+++ RECORDS FOR PROCESSING +++

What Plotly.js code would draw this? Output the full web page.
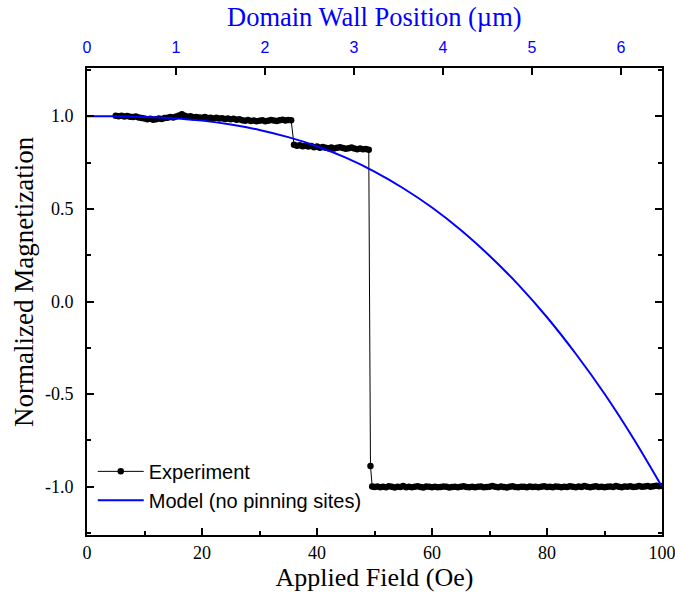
<!DOCTYPE html>
<html>
<head>
<meta charset="utf-8">
<script src="https://cdn.plot.ly/plotly-3.0.1.min.js"></script>
<style>html,body{margin:0;padding:0;background:#fff;}#chart{width:675px;height:596px;}</style>
</head>
<body>
<div id="chart"></div>
<script>
// Experiment: applied field (Oe) and normalized magnetization
const fieldExp = [
 5.0,5.5,6.0,6.5,7.0,7.5,8.0,8.5,9.0,9.5,10.0,10.5,11.0,11.5,12.0,12.5,13.0,13.5,14.0,14.5,
 15.0,15.5,16.0,16.5,17.0,17.5,18.0,18.5,19.0,19.5,20.0,20.5,21.0,21.5,22.0,22.5,23.0,23.5,24.0,24.5,
 25.0,25.5,26.0,26.5,27.0,27.5,28.0,28.5,29.0,29.5,30.0,30.5,31.0,31.5,32.0,32.5,33.0,33.5,34.0,34.5,
 35.0,35.5,
 36.0,36.5,37.0,37.5,38.0,38.5,39.0,39.5,40.0,40.5,41.0,41.5,42.0,42.5,43.0,43.5,44.0,44.5,45.0,45.5,
 46.0,46.5,47.0,47.5,48.0,48.5,49.0,
 49.3,49.6,
 50.0,50.5,51.0,51.5,52.0,52.5,53.0,53.5,54.0,54.5,55.0,55.5,56.0,56.5,57.0,57.5,58.0,58.5,59.0,59.5,
 60.0,60.5,61.0,61.5,62.0,62.5,63.0,63.5,64.0,64.5,65.0,65.5,66.0,66.5,67.0,67.5,68.0,68.5,69.0,69.5,
 70.0,70.5,71.0,71.5,72.0,72.5,73.0,73.5,74.0,74.5,75.0,75.5,76.0,76.5,77.0,77.5,78.0,78.5,79.0,79.5,
 80.0,80.5,81.0,81.5,82.0,82.5,83.0,83.5,84.0,84.5,85.0,85.5,86.0,86.5,87.0,87.5,88.0,88.5,89.0,89.5,
 90.0,90.5,91.0,91.5,92.0,92.5,93.0,93.5,94.0,94.5,95.0,95.5,96.0,96.5,97.0,97.5,98.0,98.5,99.0,99.5,
 100.0
];
const magExp = [
 1.002,1.000,1.003,0.998,1.001,0.997,0.995,0.998,0.993,0.990,0.988,0.984,0.986,0.981,0.983,0.987,0.985,0.990,0.992,0.995,
 0.993,0.998,1.004,1.010,1.003,0.997,0.999,0.994,0.996,0.993,0.991,0.995,0.990,0.992,0.988,0.991,0.987,0.989,0.985,0.988,
 0.984,0.986,0.981,0.984,0.978,0.975,0.979,0.974,0.977,0.972,0.975,0.978,0.973,0.976,0.980,0.977,0.974,0.978,0.981,0.977,
 0.979,0.978,
 0.846,0.840,0.843,0.838,0.841,0.836,0.839,0.833,0.836,0.830,0.834,0.829,0.827,0.831,0.826,0.829,0.833,0.828,0.824,0.827,
 0.831,0.826,0.822,0.825,0.821,0.823,0.819,
 -0.887,-0.998,
 -1.001,-0.998,-1.003,-0.999,-1.002,-0.997,-1.000,-1.004,-0.999,-1.001,-0.996,-1.002,-0.999,-1.003,-1.000,-0.997,-1.001,-1.004,-0.998,-1.000,
 -1.002,-0.999,-1.003,-1.001,-0.998,-1.000,-1.004,-1.001,-0.999,-1.002,-1.000,-0.997,-1.001,-1.003,-0.999,-1.002,-1.000,-0.998,-1.003,-1.001,
 -0.999,-0.996,-1.000,-1.002,-0.998,-1.001,-1.004,-1.000,-0.997,-1.001,-1.003,-0.999,-1.000,-1.002,-0.998,-1.001,-0.999,-1.003,-1.000,-0.997,
 -1.001,-0.999,-1.002,-0.998,-1.000,-1.003,-0.999,-1.001,-0.997,-1.000,-1.002,-0.998,-1.001,-0.996,-0.999,-1.002,-1.000,-0.997,-1.001,-0.999,
 -1.003,-1.000,-0.998,-1.001,-0.996,-0.999,-1.002,-0.998,-1.000,-0.997,-1.001,-0.999,-0.996,-1.000,-0.998,-0.995,-0.999,-0.997,-0.994,-0.997,
 -0.995
];

// Model (no pinning sites)
const fieldModel = [0,5,10,15,20,25,30,35,40,45,50,55,60,65,70,75,80,85,90,95,100];
const magModel = [1.000,0.9995,0.996,0.989,0.976,0.955,0.926,0.887,0.838,0.776,0.701,0.611,0.507,0.386,0.247,0.091,-0.085,-0.282,-0.498,-0.738,-1.000];

// Top axis: domain wall position (µm); tick labels
const wallRange = [0, 6.46];
const wallTicks = [0,1,2,3,4,5,6];
const magTicks = [-1.0,-0.5,0.0,0.5,1.0];
const magTickText = ["-1.0","-0.5","0.0","0.5","1.0"];
const topTitle = "Domain Wall Position (\u00b5m)";
const yTitle = "Normalized Magnetization";

const serif = "Liberation Serif";
const sans = "Liberation Sans";

const traces = [
  {x: fieldExp, y: magExp, name: "Experiment", type: "scatter", mode: "lines+markers",
    line: {color: "#000000", width: 1}, marker: {color: "#000000", size: 6.5}},
  {x: fieldModel, y: magModel, name: "Model (no pinning sites)", type: "scatter", mode: "lines",
    line: {color: "#0000ff", width: 2, shape: "spline"}},
  {x: wallRange, y: [0, 0], type: "scatter", mode: "lines", showlegend: false, hoverinfo: "skip",
    line: {color: "rgba(0,0,0,0)", width: 0}, xaxis: "x2", yaxis: "y"}
];

// y tick labels placed at the y-axis values, right-aligned just left of the axis
const yTickLabels = magTicks.map((v, i) => ({
  text: magTickText[i], xref: "paper", yref: "y", x: -0.019, y: v,
  xanchor: "right", yanchor: "middle", showarrow: false,
  font: {family: serif, size: 18, color: "#000000"}
}));

const layout = {
  width: 675, height: 596,
  margin: {l: 87, r: 13, t: 68, b: 61},
  paper_bgcolor: "#ffffff", plot_bgcolor: "#ffffff",
  font: {family: serif, size: 18, color: "#000000"},
  legend: {x: 0.01, y: 0.178, xanchor: "left", yanchor: "top", bgcolor: "rgba(0,0,0,0)",
    font: {family: sans, size: 20, color: "#000000"}, itemwidth: 46, tracegroupgap: 0},
  annotations: [
    {text: topTitle, xref: "paper", yref: "paper", x: 0.5, y: 1.109,
      xanchor: "center", yanchor: "middle", showarrow: false,
      font: {family: serif, size: 26.5, color: "#0000ff"}},
    {text: yTitle, xref: "paper", yref: "paper", x: -0.1096, y: 0.544, textangle: -90,
      xanchor: "center", yanchor: "middle", showarrow: false,
      font: {family: serif, size: 27, color: "#000000"}}
  ].concat(yTickLabels),
  xaxis: {range: [0, 100], dtick: 20, tick0: 0,
    ticks: "inside", ticklen: 7, tickwidth: 2, tickcolor: "#000",
    minor: {dtick: 10, ticks: "inside", ticklen: 4, tickwidth: 2, tickcolor: "#000"},
    showline: true, linecolor: "#000", linewidth: 2, showgrid: false, zeroline: false,
    ticklabeloverflow: "allow",
    tickfont: {family: serif, size: 18, color: "#000"},
    title: {text: "Applied Field (Oe)", font: {family: serif, size: 26, color: "#000"}, standoff: 6}},
  xaxis2: {overlaying: "x", side: "top", anchor: "y", range: wallRange, tickvals: wallTicks,
    ticks: "inside", ticklen: 7, tickwidth: 2, tickcolor: "#000",
    showline: true, linecolor: "#000", linewidth: 2, showgrid: false, zeroline: false,
    ticklabelstandoff: 7, tickfont: {family: sans, size: 16, color: "#0000ff"}},
  yaxis: {range: [-1.26, 1.26], tickvals: magTicks, showticklabels: false,
    ticks: "inside", ticklen: 7, tickwidth: 2, tickcolor: "#000",
    minor: {dtick: 0.25, tick0: 0, ticks: "inside", ticklen: 4, tickwidth: 2, tickcolor: "#000"},
    showline: true, linecolor: "#000", linewidth: 2, mirror: "ticks", showgrid: false, zeroline: false}
};
Plotly.newPlot("chart", traces, layout, {displayModeBar: false, staticPlot: true});
</script>
</body>
</html>
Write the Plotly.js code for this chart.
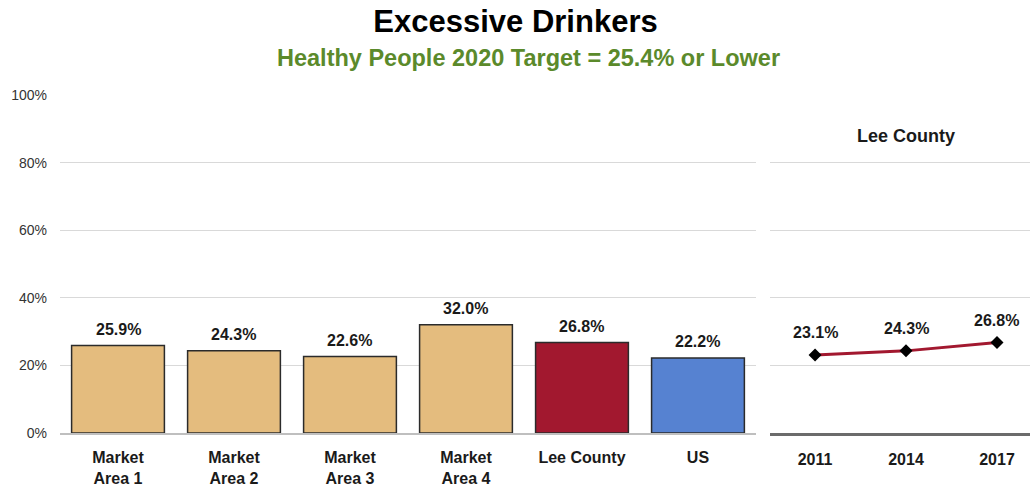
<!DOCTYPE html>
<html>
<head>
<meta charset="utf-8">
<script src="https://cdn.plot.ly/plotly-3.0.1.min.js"></script>
<style>html,body{margin:0;padding:0;background:#fff;}#chart{width:1031px;height:489px;}</style>
</head>
<body>
<div id="chart"></div>
<script>
// Data
const categories = ["Market<br>Area 1", "Market<br>Area 2", "Market<br>Area 3", "Market<br>Area 4", "Lee County", "US"];
const values = [25.9, 24.3, 22.6, 32.0, 26.8, 22.2];
const barColors = ["#E4BC7E", "#E4BC7E", "#E4BC7E", "#E4BC7E", "#A2182F", "#5682D1"];
const years = ["2011", "2014", "2017"];
const leeTrend = [23.1, 24.3, 26.8];
const yTicks = [0, 20, 40, 60, 80, 100];
const yTickLabels = ["0%", "20%", "40%", "60%", "80%", "100%"];

const FONT = "Liberation Sans, Arial, sans-serif";

const barTrace = {
  type: "bar", x: categories, y: values, xaxis: "x", yaxis: "y",
  marker: {color: barColors, line: {color: "#2b2b2b", width: 1.5}},
  hoverinfo: "skip"
};
const lineTrace = {
  type: "scatter", mode: "lines+markers", x: years, y: leeTrend, xaxis: "x2", yaxis: "y2",
  line: {color: "#A2182F", width: 3},
  marker: {symbol: "diamond", size: 10, color: "#000"},
  hoverinfo: "skip"
};

const annotations = [];
categories.forEach((c, i) => annotations.push({
  x: i, y: values[i], xref: "x", yref: "y", text: values[i].toFixed(1) + "%",
  showarrow: false, yanchor: "middle", yshift: 16,
  font: {family: FONT, size: 16, color: "#1a1a1a", weight: "bold"}
}));
years.forEach((yr, i) => annotations.push({
  x: i, y: leeTrend[i], xref: "x2", yref: "y2", text: leeTrend[i].toFixed(1) + "%",
  showarrow: false, yanchor: "middle", yshift: 22,
  font: {family: FONT, size: 16, color: "#1a1a1a", weight: "bold"}
}));
annotations.push({
  x: 1, y: 88, xref: "x2", yref: "y2", text: "Lee County", showarrow: false,
  font: {family: FONT, size: 18, color: "#1a1a1a", weight: "bold"}
});
annotations.push({
  x: 468 / 970, y: 1.1095, xref: "paper", yref: "paper", yanchor: "middle", xanchor: "center",
  text: "Healthy People 2020 Target = 25.4% or Lower", showarrow: false,
  font: {family: FONT, size: 23.5, color: "#5B8A2B", weight: "bold"}
});

const layout = {
  width: 1031, height: 489,
  margin: {l: 60, r: 1, t: 95, b: 56},
  paper_bgcolor: "#fff", plot_bgcolor: "#fff",
  showlegend: false,
  title: {text: "Excessive Drinkers", x: 0.5, xref: "container", xanchor: "center", y: 1 - 21 / 489, yref: "container", yanchor: "middle",
    font: {family: FONT, size: 31, color: "#000", weight: "bold"}},
  bargap: 0.2,
  xaxis: {domain: [0, 0.7175], type: "category", showgrid: false, showline: true, linecolor: "#bfbfbf", linewidth: 2,
    ticks: "", ticklabelstandoff: 9, tickfont: {family: FONT, size: 16, color: "#1a1a1a", weight: "bold"}, fixedrange: true},
  yaxis: {range: [0, 100], tickvals: yTicks, ticktext: yTickLabels, showgrid: true, gridcolor: "#d9d9d9", gridwidth: 1,
    zeroline: false, showline: false, ticklabelstandoff: 12,
    tickfont: {family: FONT, size: 14, color: "#333"}, fixedrange: true},
  xaxis2: {domain: [0.732, 1], anchor: "y2", type: "category", range: [-0.495, 2.363], showgrid: false, showline: true,
    linecolor: "#6b6b6b", linewidth: 2.5, ticks: "", ticklabelstandoff: 10,
    tickfont: {family: FONT, size: 16, color: "#1a1a1a", weight: "bold"}, fixedrange: true},
  yaxis2: {anchor: "x2", range: [0, 100], tickvals: yTicks, showticklabels: false, showgrid: true, gridcolor: "#d9d9d9",
    zeroline: false, showline: false, fixedrange: true},
  annotations: annotations,
  font: {family: FONT}
};

Plotly.newPlot("chart", [barTrace, lineTrace], layout, {displayModeBar: false, staticPlot: true});
</script>
</body>
</html>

+++

• _TASK PROMPT_
Find the lines containing "this" and pull them out.

• _OUTPUT BELOW_
What Plotly.js code would draw this? Output the full web page.
Write the Plotly.js code for this chart.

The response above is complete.